• What you need to do: Write out each line word for word. Drop pictures.

• Supplied data:
__________
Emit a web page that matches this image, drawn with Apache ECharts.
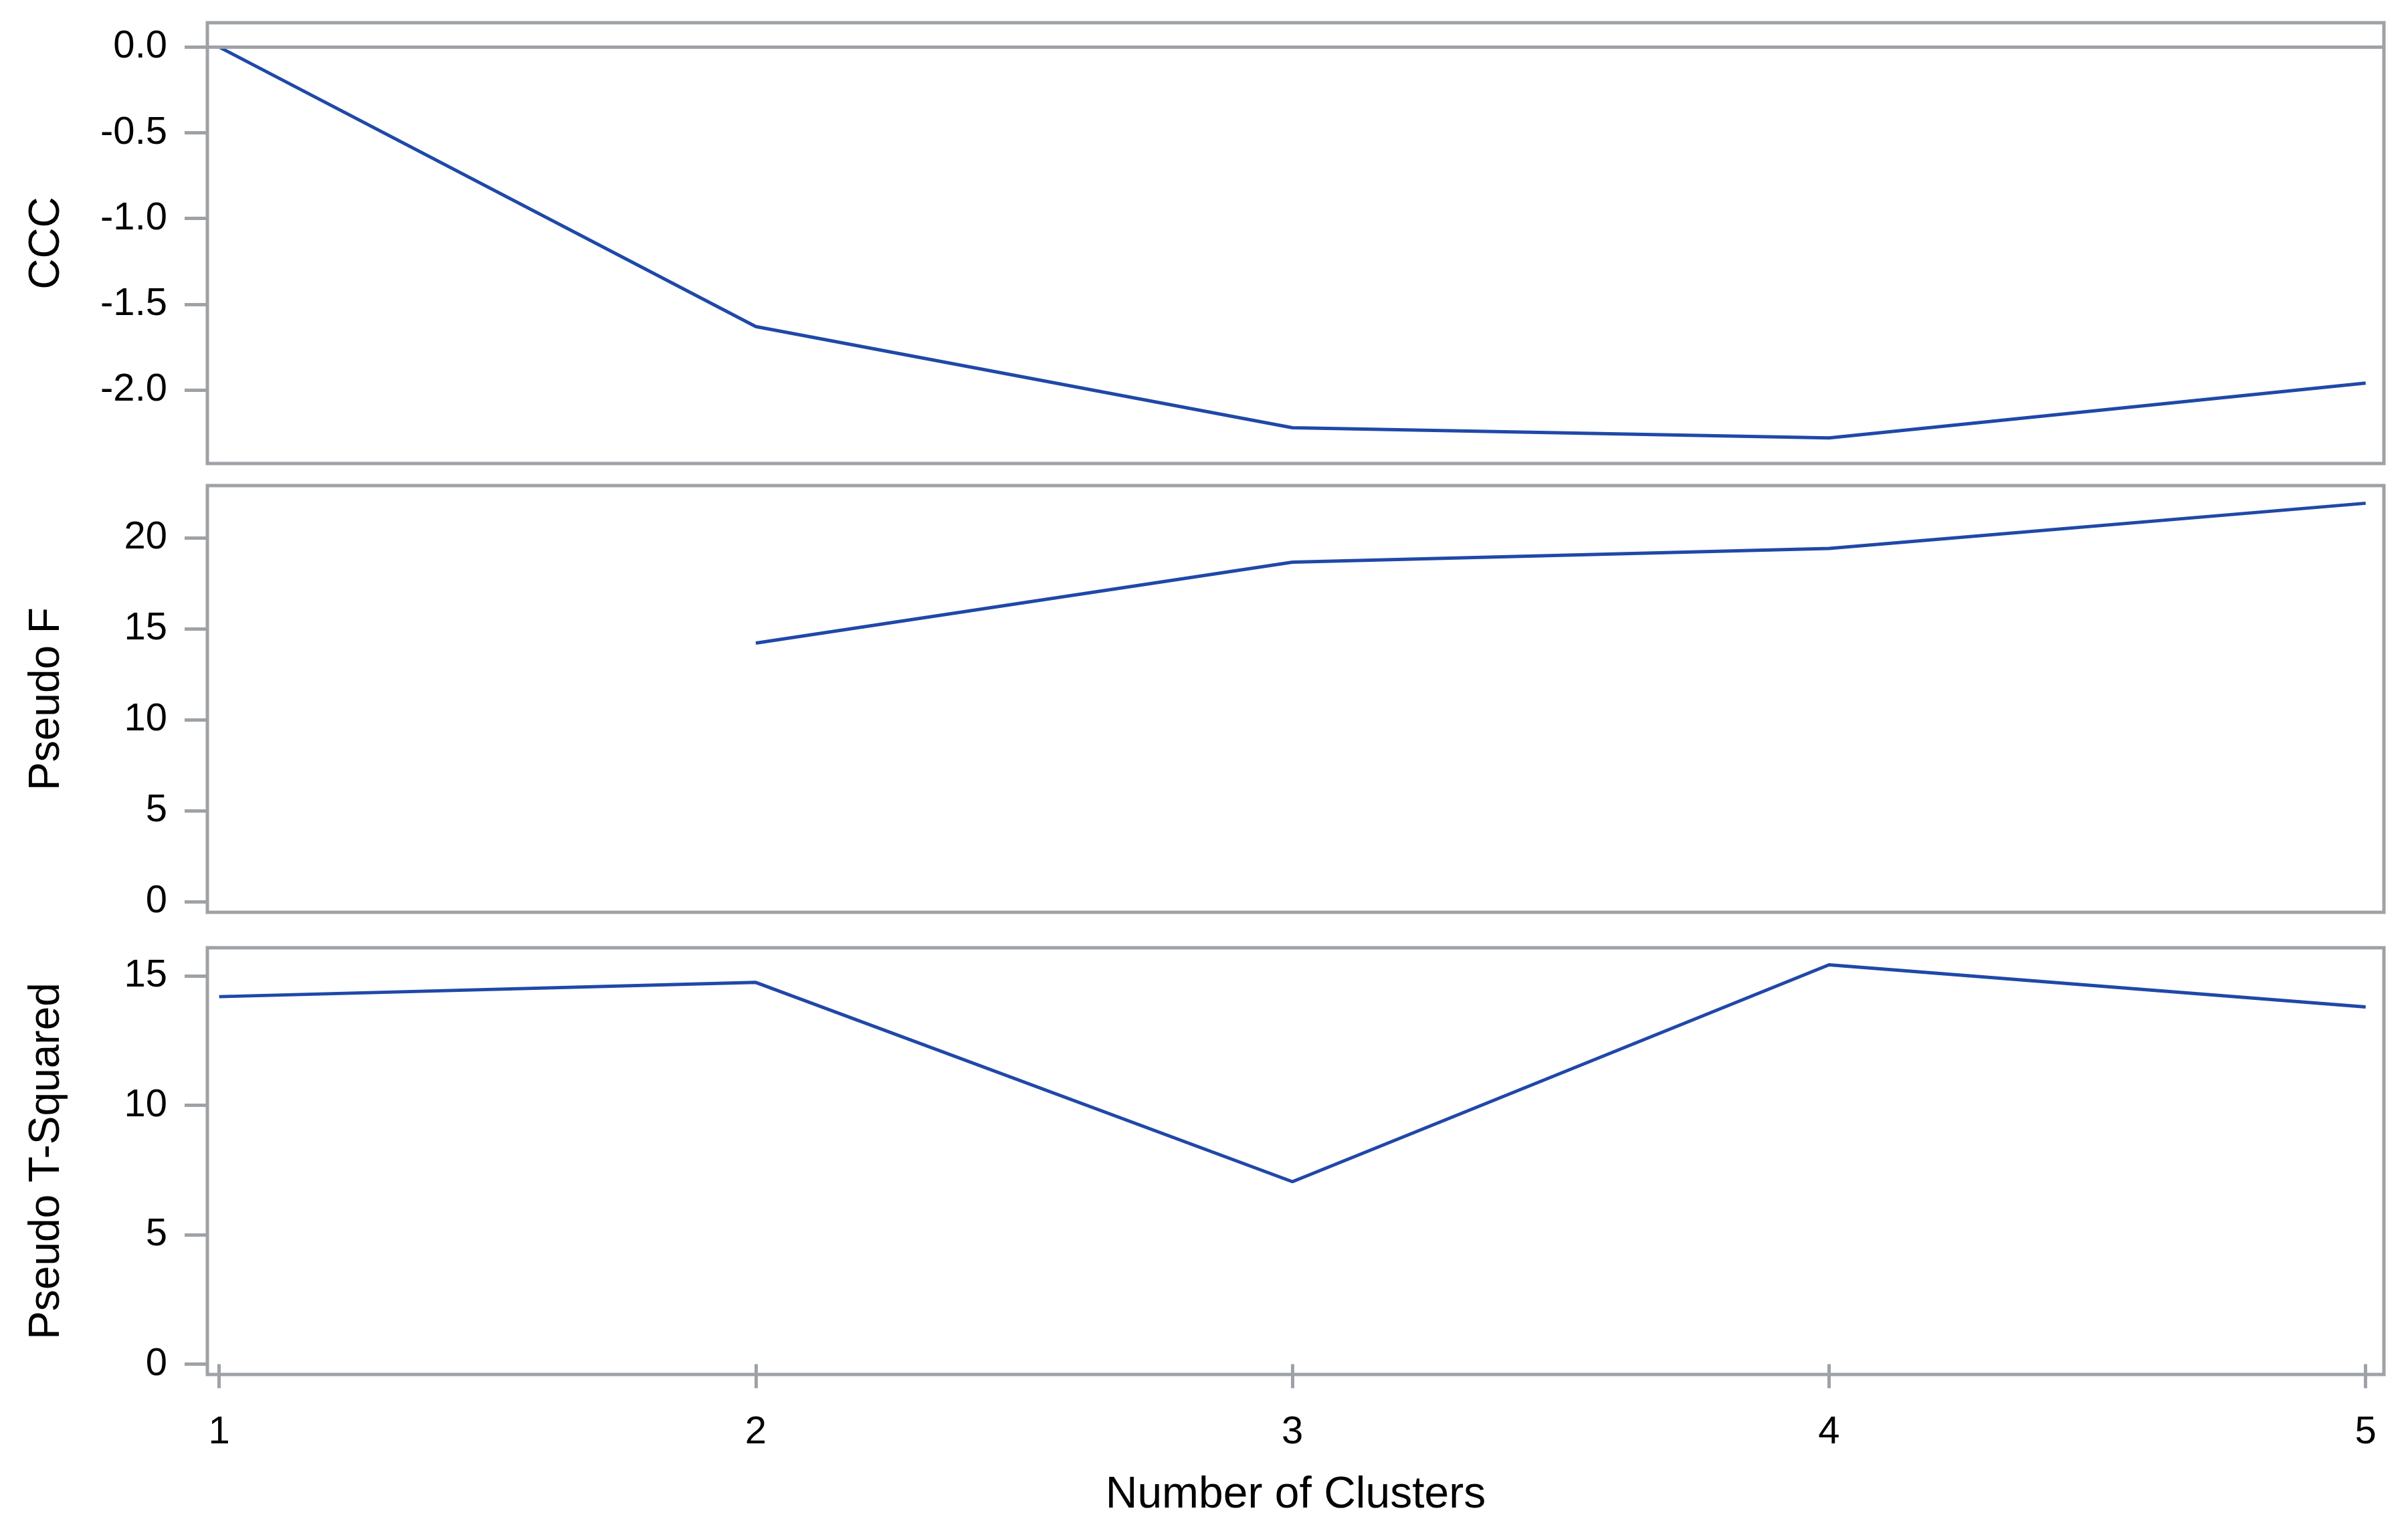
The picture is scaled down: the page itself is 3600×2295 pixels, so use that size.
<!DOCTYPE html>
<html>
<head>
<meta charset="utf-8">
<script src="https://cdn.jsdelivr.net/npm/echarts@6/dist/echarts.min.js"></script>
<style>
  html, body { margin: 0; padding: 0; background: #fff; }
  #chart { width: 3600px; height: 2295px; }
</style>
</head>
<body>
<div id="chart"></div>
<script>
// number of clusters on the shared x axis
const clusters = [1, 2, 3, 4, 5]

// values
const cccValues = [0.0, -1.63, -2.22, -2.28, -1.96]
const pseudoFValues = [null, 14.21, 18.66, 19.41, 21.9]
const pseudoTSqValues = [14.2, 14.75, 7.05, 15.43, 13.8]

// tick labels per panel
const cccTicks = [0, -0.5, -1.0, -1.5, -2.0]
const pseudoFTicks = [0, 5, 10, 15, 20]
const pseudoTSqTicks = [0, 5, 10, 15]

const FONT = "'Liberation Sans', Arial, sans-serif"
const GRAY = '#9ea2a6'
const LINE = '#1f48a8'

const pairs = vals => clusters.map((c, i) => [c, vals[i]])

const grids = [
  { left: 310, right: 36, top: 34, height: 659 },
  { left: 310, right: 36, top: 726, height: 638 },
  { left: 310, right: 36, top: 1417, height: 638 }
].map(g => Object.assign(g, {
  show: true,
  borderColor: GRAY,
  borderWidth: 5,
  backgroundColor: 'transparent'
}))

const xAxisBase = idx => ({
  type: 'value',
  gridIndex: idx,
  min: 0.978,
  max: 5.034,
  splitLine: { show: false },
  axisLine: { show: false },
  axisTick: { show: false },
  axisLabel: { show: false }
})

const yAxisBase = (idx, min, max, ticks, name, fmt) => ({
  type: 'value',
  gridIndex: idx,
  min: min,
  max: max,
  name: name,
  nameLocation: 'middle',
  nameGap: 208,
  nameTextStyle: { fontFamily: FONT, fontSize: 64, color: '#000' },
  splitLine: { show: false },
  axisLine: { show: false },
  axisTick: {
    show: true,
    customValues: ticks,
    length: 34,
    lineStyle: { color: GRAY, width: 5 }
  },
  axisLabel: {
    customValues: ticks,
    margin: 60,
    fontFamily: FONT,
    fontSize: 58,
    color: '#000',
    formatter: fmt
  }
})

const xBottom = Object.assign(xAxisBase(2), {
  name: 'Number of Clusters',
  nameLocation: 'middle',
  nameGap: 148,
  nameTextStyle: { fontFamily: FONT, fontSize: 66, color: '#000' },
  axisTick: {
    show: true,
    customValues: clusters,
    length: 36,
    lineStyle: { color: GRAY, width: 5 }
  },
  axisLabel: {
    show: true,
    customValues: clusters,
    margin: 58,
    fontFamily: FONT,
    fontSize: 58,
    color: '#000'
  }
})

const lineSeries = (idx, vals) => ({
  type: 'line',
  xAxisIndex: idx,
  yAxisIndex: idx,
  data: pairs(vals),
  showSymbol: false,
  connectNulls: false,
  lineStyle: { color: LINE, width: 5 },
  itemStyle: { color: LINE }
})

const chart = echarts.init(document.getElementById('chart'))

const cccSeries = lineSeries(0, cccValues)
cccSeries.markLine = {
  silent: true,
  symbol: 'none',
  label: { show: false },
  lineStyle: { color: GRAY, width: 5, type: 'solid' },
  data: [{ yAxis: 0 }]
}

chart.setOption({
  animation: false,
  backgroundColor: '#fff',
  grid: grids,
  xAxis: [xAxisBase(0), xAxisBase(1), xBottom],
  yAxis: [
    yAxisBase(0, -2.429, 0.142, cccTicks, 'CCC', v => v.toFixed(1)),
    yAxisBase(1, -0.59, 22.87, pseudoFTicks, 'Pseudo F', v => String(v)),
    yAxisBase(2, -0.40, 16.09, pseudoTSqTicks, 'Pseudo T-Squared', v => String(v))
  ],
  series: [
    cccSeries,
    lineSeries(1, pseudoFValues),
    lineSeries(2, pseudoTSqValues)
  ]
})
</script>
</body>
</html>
__________
• Exercise solution:
Emit a web page that matches this image, drawn with Apache ECharts.
The picture is scaled down: the page itself is 3600×2295 pixels, so use that size.
<!DOCTYPE html>
<html>
<head>
<meta charset="utf-8">
<script src="https://cdn.jsdelivr.net/npm/echarts@6/dist/echarts.min.js"></script>
<style>
  html, body { margin: 0; padding: 0; background: #fff; }
  #chart { width: 3600px; height: 2295px; }
</style>
</head>
<body>
<div id="chart"></div>
<script>
// number of clusters on the shared x axis
const clusters = [1, 2, 3, 4, 5]

// values
const cccValues = [0.0, -1.63, -2.22, -2.28, -1.96]
const pseudoFValues = [null, 14.21, 18.66, 19.41, 21.9]
const pseudoTSqValues = [14.2, 14.75, 7.05, 15.43, 13.8]

// tick labels per panel
const cccTicks = [0, -0.5, -1.0, -1.5, -2.0]
const pseudoFTicks = [0, 5, 10, 15, 20]
const pseudoTSqTicks = [0, 5, 10, 15]

const FONT = "'Liberation Sans', Arial, sans-serif"
const GRAY = '#9ea2a6'
const LINE = '#1f48a8'

const pairs = vals => clusters.map((c, i) => [c, vals[i]])

const grids = [
  { left: 310, right: 36, top: 34, height: 659 },
  { left: 310, right: 36, top: 726, height: 638 },
  { left: 310, right: 36, top: 1417, height: 638 }
].map(g => Object.assign(g, {
  show: true,
  borderColor: GRAY,
  borderWidth: 5,
  backgroundColor: 'transparent'
}))

const xAxisBase = idx => ({
  type: 'value',
  gridIndex: idx,
  min: 0.978,
  max: 5.034,
  splitLine: { show: false },
  axisLine: { show: false },
  axisTick: { show: false },
  axisLabel: { show: false }
})

const yAxisBase = (idx, min, max, ticks, name, fmt) => ({
  type: 'value',
  gridIndex: idx,
  min: min,
  max: max,
  name: name,
  nameLocation: 'middle',
  nameGap: 208,
  nameTextStyle: { fontFamily: FONT, fontSize: 64, color: '#000' },
  splitLine: { show: false },
  axisLine: { show: false },
  axisTick: {
    show: true,
    customValues: ticks,
    length: 34,
    lineStyle: { color: GRAY, width: 5 }
  },
  axisLabel: {
    customValues: ticks,
    margin: 60,
    fontFamily: FONT,
    fontSize: 58,
    color: '#000',
    formatter: fmt
  }
})

const xBottom = Object.assign(xAxisBase(2), {
  name: 'Number of Clusters',
  nameLocation: 'middle',
  nameGap: 148,
  nameTextStyle: { fontFamily: FONT, fontSize: 66, color: '#000' },
  axisTick: {
    show: true,
    customValues: clusters,
    length: 36,
    lineStyle: { color: GRAY, width: 5 }
  },
  axisLabel: {
    show: true,
    customValues: clusters,
    margin: 58,
    fontFamily: FONT,
    fontSize: 58,
    color: '#000'
  }
})

const lineSeries = (idx, vals) => ({
  type: 'line',
  xAxisIndex: idx,
  yAxisIndex: idx,
  data: pairs(vals),
  showSymbol: false,
  connectNulls: false,
  lineStyle: { color: LINE, width: 5 },
  itemStyle: { color: LINE }
})

const chart = echarts.init(document.getElementById('chart'))

const cccSeries = lineSeries(0, cccValues)
cccSeries.markLine = {
  silent: true,
  symbol: 'none',
  label: { show: false },
  lineStyle: { color: GRAY, width: 5, type: 'solid' },
  data: [{ yAxis: 0 }]
}

chart.setOption({
  animation: false,
  backgroundColor: '#fff',
  grid: grids,
  xAxis: [xAxisBase(0), xAxisBase(1), xBottom],
  yAxis: [
    yAxisBase(0, -2.429, 0.142, cccTicks, 'CCC', v => v.toFixed(1)),
    yAxisBase(1, -0.59, 22.87, pseudoFTicks, 'Pseudo F', v => String(v)),
    yAxisBase(2, -0.40, 16.09, pseudoTSqTicks, 'Pseudo T-Squared', v => String(v))
  ],
  series: [
    cccSeries,
    lineSeries(1, pseudoFValues),
    lineSeries(2, pseudoTSqValues)
  ]
})
</script>
</body>
</html>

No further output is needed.